Vikentiy Pavlovich Trofimov, Russian 1878-1956- The River Ob, 1928-29; oil on canvas, signed and dated 1928-29 lower left, 74x94cm
Lot 101, on offer with an estimate of £15,000-20,000, is a work by the Russian painter Vikentiy Pavlovich Trofimov. Trofimov studied at the Stroganof Art School in Moscow, where he became a close friend of fellow painter Ignaty Nivinsky. This piece is typical of Trofimov’s work, with his confident application of paint in vibrant blues and greens imbuing the expansive view of water (another favourite theme of the artist) with a further sense of vitality and animation.
Works by Trofimov are held in numerous Russian museums, including the State Historical Museum, Tyumen Regional Museum of Fine Arts, the Shchusev Museum of Architecture, and the Voronezh Regional Museum, among others.

Leopold Survage, Russian/French 1879-1968- Composition à l’oiseau,1948; oil on panel, signed and dated 48 lower right, 9.5×10.7cm
Lot 32, with an estimate of £2,000-3,000, is a piece by Léopold Survage, an artist who became closely associated with the Russian avant-garde movement of the twentieth century, having trained at the Moscow School of Painting, Sculpture and Architecture. In the early 1900s Survage met and exhibited alongside key Russian contemporaries such as Alexander Archipenko, Natalia Gontcharova, and Mikhail Larionov. He also showed his work with the avant-garde Jack of Diamonds group in Moscow in 1910. Survage was also closely connected with the artistic developments taking place in Paris, moving there in 1918 and sharing a studio with Amedeo Modigliani.
This work is a wonderful example of the originality and ingenuity of Survage’s approach to visual representation, and can even be seen to gesture towards his interest in exploring the overlap between painting and music. Survage’s use of bright colours and flowing lines to create fluid forms imbues the scene with a powerfully emotive sense of dreamlike innocence.
His work is currently held in the collections of the Museum of Modern Art in New York, the Georges Pompidou Centre in Paris, and the National Museum of Arts in Moscow, among others.

Serge Charchoune, Russian/French 1889-1975- Jade et Coral, 1926; oil on canvas, signed lower right, and dated 26, 19 x 24.5cm
Lot 37, with an estimate of £2,000-3,000, is a work by the Russian artist Serge Charchoune. Charchoune studied at the Moscow Academy of Art before travelling to Paris in the early 1900s, where he studied under Henri Le Fauconnier. It was here that Charchoune was introduced to Cubism, the influence of which can be seen in the geometric abstraction of much of his work, including in this piece. He lived in Barcelona during WWI, where he met the artists Marie Laurencin, Francis Picabia and Albert Gleizes, after which he joined the Dada movement, of which he was a leading figure.
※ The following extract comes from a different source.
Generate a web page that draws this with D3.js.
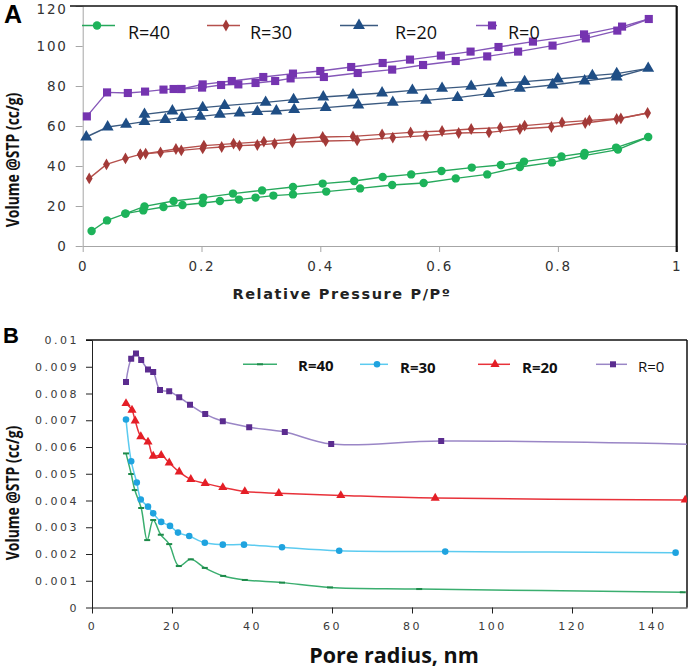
<!DOCTYPE html>
<html lang="en">
<head>
  <meta charset="UTF-8">
  <title>Isotherms and pore size distribution</title>
  <script src="https://cdn.jsdelivr.net/npm/d3@7"></script>
  <style>
    body { margin: 0; background: #fff; }
    .tick text { font-family: "DejaVu Sans", Verdana, sans-serif; }
    .axA .tick text { font-size: 13.5px; letter-spacing: 1.8px; fill: #333; }
    .axB .tick text { font-size: 11px; letter-spacing: 2.5px; fill: #3a3a3a; }
    .axA path, .axA line { stroke: #a6a6a6; }
    .axB path, .axB line { stroke: #222; }
    .ylab { font-family: "Open Sans", sans-serif; font-weight: bold; font-size: 17px; fill: #111; }
  </style>
</head>
<body>
<script>
  // ---- panel A: N2 isotherms (P/P0, cc/g), adsorption and desorption branches
  var seriesNames = ["R=40", "R=30", "R=20", "R=0"];

  var ads40 = [[0.015,7.5],[0.041,12.8],[0.072,16.2],[0.102,17.8],[0.136,19.5],[0.168,20.5],[0.202,21.5],[0.231,22.5],[0.263,23.2],[0.291,24.2],[0.321,25.2],[0.354,25.8],[0.410,27.2],[0.467,28.8],[0.521,30.5],[0.574,31.5],[0.628,33.8],[0.681,35.8],[0.736,39.5],[0.790,41.8],[0.844,45.2],[0.901,48.2],[0.952,54.5]];
  var des40 = [[0.952,54.5],[0.898,49.2],[0.845,46.5],[0.806,44.8],[0.743,42.2],[0.704,40.5],[0.655,39.2],[0.604,37.5],[0.553,35.8],[0.505,34.5],[0.457,32.5],[0.404,31.2],[0.354,29.5],[0.302,27.8],[0.253,26.2],[0.203,24.2],[0.153,22.5],[0.104,19.8],[0.072,16.2]];

  var ads30 = [[0.011,33.8],[0.040,40.8],[0.072,43.8],[0.097,45.8],[0.131,46.8],[0.166,47.8],[0.202,48.8],[0.234,49.5],[0.264,50.2],[0.294,50.5],[0.323,51.2],[0.353,51.8],[0.409,52.5],[0.462,52.8],[0.522,54.2],[0.578,55.2],[0.633,56.5],[0.684,56.8],[0.736,58.5],[0.789,59.5],[0.846,61.5],[0.899,63.5],[0.951,66.5]];
  var des30 = [[0.951,66.5],[0.906,63.8],[0.853,62.8],[0.807,61.8],[0.744,60.2],[0.703,59.2],[0.654,58.5],[0.605,57.5],[0.552,56.8],[0.504,55.8],[0.455,54.8],[0.404,54.5],[0.355,53.5],[0.305,52.2],[0.254,51.2],[0.204,50.2],[0.157,48.5],[0.106,46.2],[0.097,45.8]];

  var ads20 = [[0.006,54.5],[0.042,59.5],[0.073,60.8],[0.104,62.2],[0.139,63.2],[0.167,64.2],[0.198,64.8],[0.231,65.8],[0.264,66.5],[0.294,67.2],[0.326,67.5],[0.356,68.2],[0.409,69.2],[0.464,70.5],[0.522,71.8],[0.578,72.8],[0.631,74.2],[0.684,76.2],[0.736,78.8],[0.791,80.5],[0.845,82.5],[0.899,84.5],[0.952,88.8]];
  var des20 = [[0.952,88.8],[0.899,86.2],[0.858,85.2],[0.800,83.5],[0.744,82.2],[0.705,81.5],[0.654,79.8],[0.605,78.8],[0.555,77.8],[0.504,76.5],[0.455,75.5],[0.405,74.5],[0.355,73.2],[0.308,71.8],[0.239,70.2],[0.202,69.2],[0.151,67.5],[0.104,65.8]];

  var ads0 = [[0.007,64.8],[0.041,76.8],[0.076,76.5],[0.105,77.2],[0.136,78.2],[0.153,78.5],[0.166,78.5],[0.201,79.2],[0.233,80.5],[0.262,80.8],[0.291,81.5],[0.324,82.5],[0.350,83.8],[0.406,84.5],[0.463,86.5],[0.521,88.2],[0.573,90.5],[0.628,92.5],[0.681,94.8],[0.733,97.2],[0.791,100.2],[0.847,103.8],[0.900,107.7],[0.953,113.5]];
  var des0 = [[0.953,113.5],[0.908,109.7],[0.844,105.8],[0.758,102.2],[0.700,99.5],[0.653,97.2],[0.603,95.2],[0.551,93.2],[0.505,91.5],[0.452,89.5],[0.400,87.5],[0.354,86.2],[0.304,84.5],[0.251,82.5],[0.202,80.8],[0.166,78.5]];

  var xTicksA = [0, 0.2, 0.4, 0.6, 0.8, 1];
  var yTicksA = [0, 20, 40, 60, 80, 100, 120];

  // ---- panel B: pore size distribution (nm, cc/g)
  var psd40 = [[8.5,0.00576],[9.8,0.00499],[10.7,0.00439],[12.3,0.00372],[13.8,0.00252],[15.3,0.00327],[17.2,0.00272],[19.3,0.00237],[21.7,0.00155],[24.7,0.00180],[28.2,0.00148],[32.8,0.00118],[38.2,0.00103],[47.5,0.00093],[59.5,0.00075],[81.8,0.00069],[147.7,0.00057]];
  var psd30 = [[8.5,0.00703],[9.8,0.00547],[11.2,0.00467],[12.2,0.00404],[14.0,0.00377],[15.3,0.00352],[17.3,0.00320],[19.5,0.00305],[21.5,0.00280],[24.3,0.00267],[28.2,0.00242],[32.7,0.00235],[38.0,0.00235],[47.5,0.00225],[61.8,0.00212],[88.3,0.00209],[145.9,0.00205]];
  var psd20 = [[8.5,0.00763],[10.0,0.00738],[10.8,0.00698],[12.2,0.00639],[14.0,0.00619],[15.3,0.00566],[17.3,0.00569],[19.3,0.00541],[21.8,0.00507],[24.7,0.00479],[28.3,0.00464],[32.7,0.00449],[38.2,0.00434],[46.7,0.00427],[62.2,0.00419],[85.8,0.00409],[148.3,0.00402]];
  var psd0 = [[8.5,0.00843],[9.8,0.00930],[11.0,0.00950],[12.3,0.00925],[14.0,0.00890],[15.3,0.00880],[17.0,0.00813],[19.3,0.00808],[21.8,0.00786],[24.5,0.00758],[28.3,0.00723],[32.7,0.00696],[39.3,0.00674],[48.2,0.00656],[59.8,0.00611],[87.3,0.00622],[150,0.00610]];

  var xTicksB = [0, 20, 40, 60, 80, 100, 120, 140];
  var yTicksB = [0, 0.001, 0.002, 0.003, 0.004, 0.005, 0.006, 0.007, 0.008, 0.009, 0.01];

  var svg = d3.select("body").append("svg")
    .attr("width", 692)
    .attr("height", 671);

  // ================= panel A =================
  var xA = d3.scaleLinear().domain([0, 1]).range([82.7, 676.7]);
  var yA = d3.scaleLinear().domain([0, 120]).range([246, 6]);

  var stylesA = [
    { ads: ads40, des: des40, line: "#27a85c", fill: "#1db35a", sym: d3.symbolCircle, size: 56 },
    { ads: ads30, des: des30, line: "#b5504c", fill: "#a33a38", sym: d3.symbolDiamond, size: 40 },
    { ads: ads20, des: des20, line: "#3b5a80", fill: "#1f4e85", sym: d3.symbolTriangle, size: 62 },
    { ads: ads0,  des: des0,  line: "#8557b8", fill: "#7534b0", sym: d3.symbolSquare, size: 66 }
  ];

  var gA = svg.append("g");

  var yAxisA = gA.append("g")
    .attr("class", "axA")
    .attr("transform", "translate(" + xA.range()[0] + ",0)")
    .call(d3.axisLeft(yA).tickValues(yTicksA).tickFormat(String).tickSize(7).tickPadding(8).tickSizeOuter(0));
  // the top label sits a little under its tick, as in the original
  yAxisA.selectAll(".tick text").filter(function(d) { return d === 120; }).attr("dy", "0.55em");

  gA.append("g")
    .attr("class", "axA")
    .attr("transform", "translate(0," + yA(0) + ")")
    .call(d3.axisBottom(xA).tickValues(xTicksA).tickFormat(String).tickSize(6).tickPadding(9).tickSizeOuter(0));

  // black frame on top and right
  gA.append("line").attr("x1", 70).attr("x2", xA(1)).attr("y1", yA(120)).attr("y2", yA(120))
    .attr("stroke", "#111").attr("stroke-width", 1.5);
  gA.append("line").attr("x1", xA(1)).attr("x2", xA(1)).attr("y1", yA(120)).attr("y2", yA(0) + 6)
    .attr("stroke", "#111").attr("stroke-width", 2.2);

  var lineA = d3.line().x(function(d) { return xA(d[0]); }).y(function(d) { return yA(d[1]); });

  stylesA.forEach(function(s) {
    [s.ads, s.des].forEach(function(branch) {
      gA.append("path").datum(branch)
        .attr("d", lineA)
        .attr("fill", "none")
        .attr("stroke", s.line)
        .attr("stroke-width", 1.4);
    });
    gA.selectAll(null).data(s.ads.concat(s.des.slice(1)))
      .enter().append("path")
      .attr("d", d3.symbol().type(s.sym).size(s.size))
      .attr("transform", function(d) { return "translate(" + xA(d[0]) + "," + yA(d[1]) + ")"; })
      .attr("fill", s.fill);
  });

  // legend A
  var legA = [
    { x1: 82, x2: 115, mx: 97, tx: 128 },
    { x1: 207, x2: 240, mx: 226, tx: 250 },
    { x1: 340, x2: 378, mx: 359, tx: 395 },
    { x1: 476, x2: 497, mx: 492, tx: 508 }
  ];
  legA.forEach(function(l, i) {
    var s = stylesA[i];
    gA.append("line").attr("x1", l.x1).attr("x2", l.x2).attr("y1", 25.5).attr("y2", 25.5)
      .attr("stroke", s.line).attr("stroke-width", 1.5);
    gA.append("path").attr("d", d3.symbol().type(s.sym).size(s.size))
      .attr("transform", "translate(" + l.mx + ",25.5)").attr("fill", s.fill);
    gA.append("text").attr("x", l.tx).attr("y", 38.5)
      .style("font-family", "'Open Sans', sans-serif").style("font-size", "18px").attr("fill", "#111")
      .text(seriesNames[i]);
  });

  gA.append("text").attr("x", 342).attr("y", 299).attr("text-anchor", "middle")
    .style("font-family", "'DejaVu Sans', Verdana, sans-serif").style("font-weight", "bold")
    .style("font-size", "14.5px").style("letter-spacing", "1.6px").attr("fill", "#222")
    .text("Relative Pressure P/Pº");

  gA.append("text").attr("class", "ylab")
    .attr("transform", "translate(13.5,160) rotate(-90) scale(0.82,1)")
    .attr("text-anchor", "middle").attr("dy", "0.35em")
    .text("Volume @STP (cc/g)");

  svg.append("text").attr("x", 4).attr("y", 23)
    .style("font-family", "'Liberation Sans', Arial, sans-serif").style("font-weight", "bold")
    .style("font-size", "25px").text("A");

  // ================= panel B =================
  var xB = d3.scaleLinear().domain([0, 148.75]).range([92, 687]);
  var yB = d3.scaleLinear().domain([0, 0.01]).range([607.5, 340]);

  var stylesB = [
    { data: psd40, line: "#3aae6f", fill: "#1e8a4a", sym: "dash" },
    { data: psd30, line: "#5ccbf0", fill: "#1fa3df", sym: d3.symbolCircle, size: 34 },
    { data: psd20, line: "#e8323a", fill: "#e41e26", sym: d3.symbolTriangle, size: 36 },
    { data: psd0,  line: "#9a86c6", fill: "#5b2c8f", sym: d3.symbolSquare, size: 36 }
  ];

  var gB = svg.append("g");

  svg.append("clipPath").attr("id", "clipB").append("rect")
    .attr("x", xB.range()[0]).attr("y", yB.range()[1])
    .attr("width", xB.range()[1] - xB.range()[0]).attr("height", yB.range()[0] - yB.range()[1]);

  gB.append("g")
    .attr("class", "axB")
    .attr("transform", "translate(" + xB.range()[0] + ",0)")
    .call(d3.axisLeft(yB).tickValues(yTicksB).tickFormat(String)
      .tickSize(6).tickPadding(7).tickSizeOuter(0));

  gB.append("g")
    .attr("class", "axB")
    .attr("transform", "translate(0," + yB(0) + ")")
    .call(d3.axisBottom(xB).tickValues(xTicksB).tickFormat(String).tickSize(6).tickPadding(9).tickSizeOuter(0));

  gB.append("line").attr("x1", 86).attr("x2", xB.range()[1]).attr("y1", yB(0.01)).attr("y2", yB(0.01))
    .attr("stroke", "#111").attr("stroke-width", 1.5);
  gB.append("line").attr("x1", xB.range()[1]).attr("x2", xB.range()[1]).attr("y1", yB(0.01)).attr("y2", yB(0))
    .attr("stroke", "#111").attr("stroke-width", 1.5);

  var lineB = d3.line().curve(d3.curveCatmullRom.alpha(0.5))
    .x(function(d) { return xB(d[0]); }).y(function(d) { return yB(d[1]); });

  var plotB = gB.append("g").attr("clip-path", "url(#clipB)");

  function drawMarker(sel, s) {
    if (s.sym === "dash") {
      sel.append("rect").attr("x", -3).attr("y", -1).attr("width", 6).attr("height", 2).attr("fill", s.fill);
    } else {
      sel.append("path").attr("d", d3.symbol().type(s.sym).size(s.size)).attr("fill", s.fill);
    }
  }

  stylesB.forEach(function(s) {
    plotB.append("path").datum(s.data)
      .attr("d", lineB)
      .attr("fill", "none")
      .attr("stroke", s.line)
      .attr("stroke-width", 1.5);
    var m = plotB.selectAll(null).data(s.data).enter().append("g")
      .attr("transform", function(d) { return "translate(" + xB(d[0]) + "," + yB(d[1]) + ")"; });
    drawMarker(m, s);
  });

  // legend B
  var legB = [
    { x1: 243, x2: 277, mx: 260, tx: 298, ty: 371, bold: true },
    { x1: 360, x2: 388, mx: 377, tx: 400, ty: 373, bold: true },
    { x1: 478, x2: 510, mx: 495, tx: 522, ty: 373, bold: true },
    { x1: 596, x2: 627, mx: 613, tx: 638, ty: 371.5, bold: false }
  ];
  legB.forEach(function(l, i) {
    var s = stylesB[i];
    gB.append("line").attr("x1", l.x1).attr("x2", l.x2).attr("y1", 364.3).attr("y2", 364.3)
      .attr("stroke", s.line).attr("stroke-width", 1.5);
    drawMarker(gB.append("g").attr("transform", "translate(" + l.mx + ",364.3)"), s);
    gB.append("text").attr("x", l.tx).attr("y", l.ty)
      .style("font-family", "'Open Sans', sans-serif").style("font-size", "15px")
      .style("font-weight", l.bold ? "bold" : "normal").attr("fill", "#111")
      .text(seriesNames[i]);
  });

  gB.append("text").attr("x", 394).attr("y", 663).attr("text-anchor", "middle")
    .style("font-family", "'Open Sans', sans-serif").style("font-weight", "bold")
    .style("font-size", "21.5px").attr("fill", "#111")
    .text("Pore radius, nm");

  gB.append("text").attr("class", "ylab")
    .attr("transform", "translate(13.5,493) rotate(-90) scale(0.82,1)")
    .attr("text-anchor", "middle").attr("dy", "0.35em")
    .text("Volume @STP (cc/g)");

  svg.append("text").attr("x", 3).attr("y", 343)
    .style("font-family", "'Liberation Sans', Arial, sans-serif").style("font-weight", "bold")
    .style("font-size", "22px").text("B");
</script>
</body>
</html>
Charchoune was, therefore, involved in some of the central artistic developments of early twentieth-century Europe.
Charchoune’s work was in the collections of the Museum of Modern Art in New York, Centre Georges Pompidou, and the Moscow Museum of Modern Art. Retrospectives of his work have been held at the Pompidou, the Russian Museum in St Petersburg, and the Pushkin Museum in Moscow.

Noe Nesterovich Gedenidze, Russian 1914-2002- Still life for Satsivi, 1976; oil on canvas, inscribed in Cyrillic on the reverse, 78x108cm
Also on offer in this sale are two works by the Russian artist Noe Nesterovich Gedenidze, Lot 115 and Lot 116, for £1,000-1,500 and £2,000-3,000 respectively. Gedenidze studied at the Tbilisi Academy of Fine Arts, and, much later in his career, at the Surikov Moscow State Art Institute. These pieces are typical examples of the domestic subject matter repeatedly depicted by Gedenidze, and convey the sense of reflection and stillness which can so often be felt in his work.
To complete the Russian works on offer in this sale are works by Marie Vorobieff Marevna, which were originally purchased from the Roseberys studio sale of the artist’s work in 2019.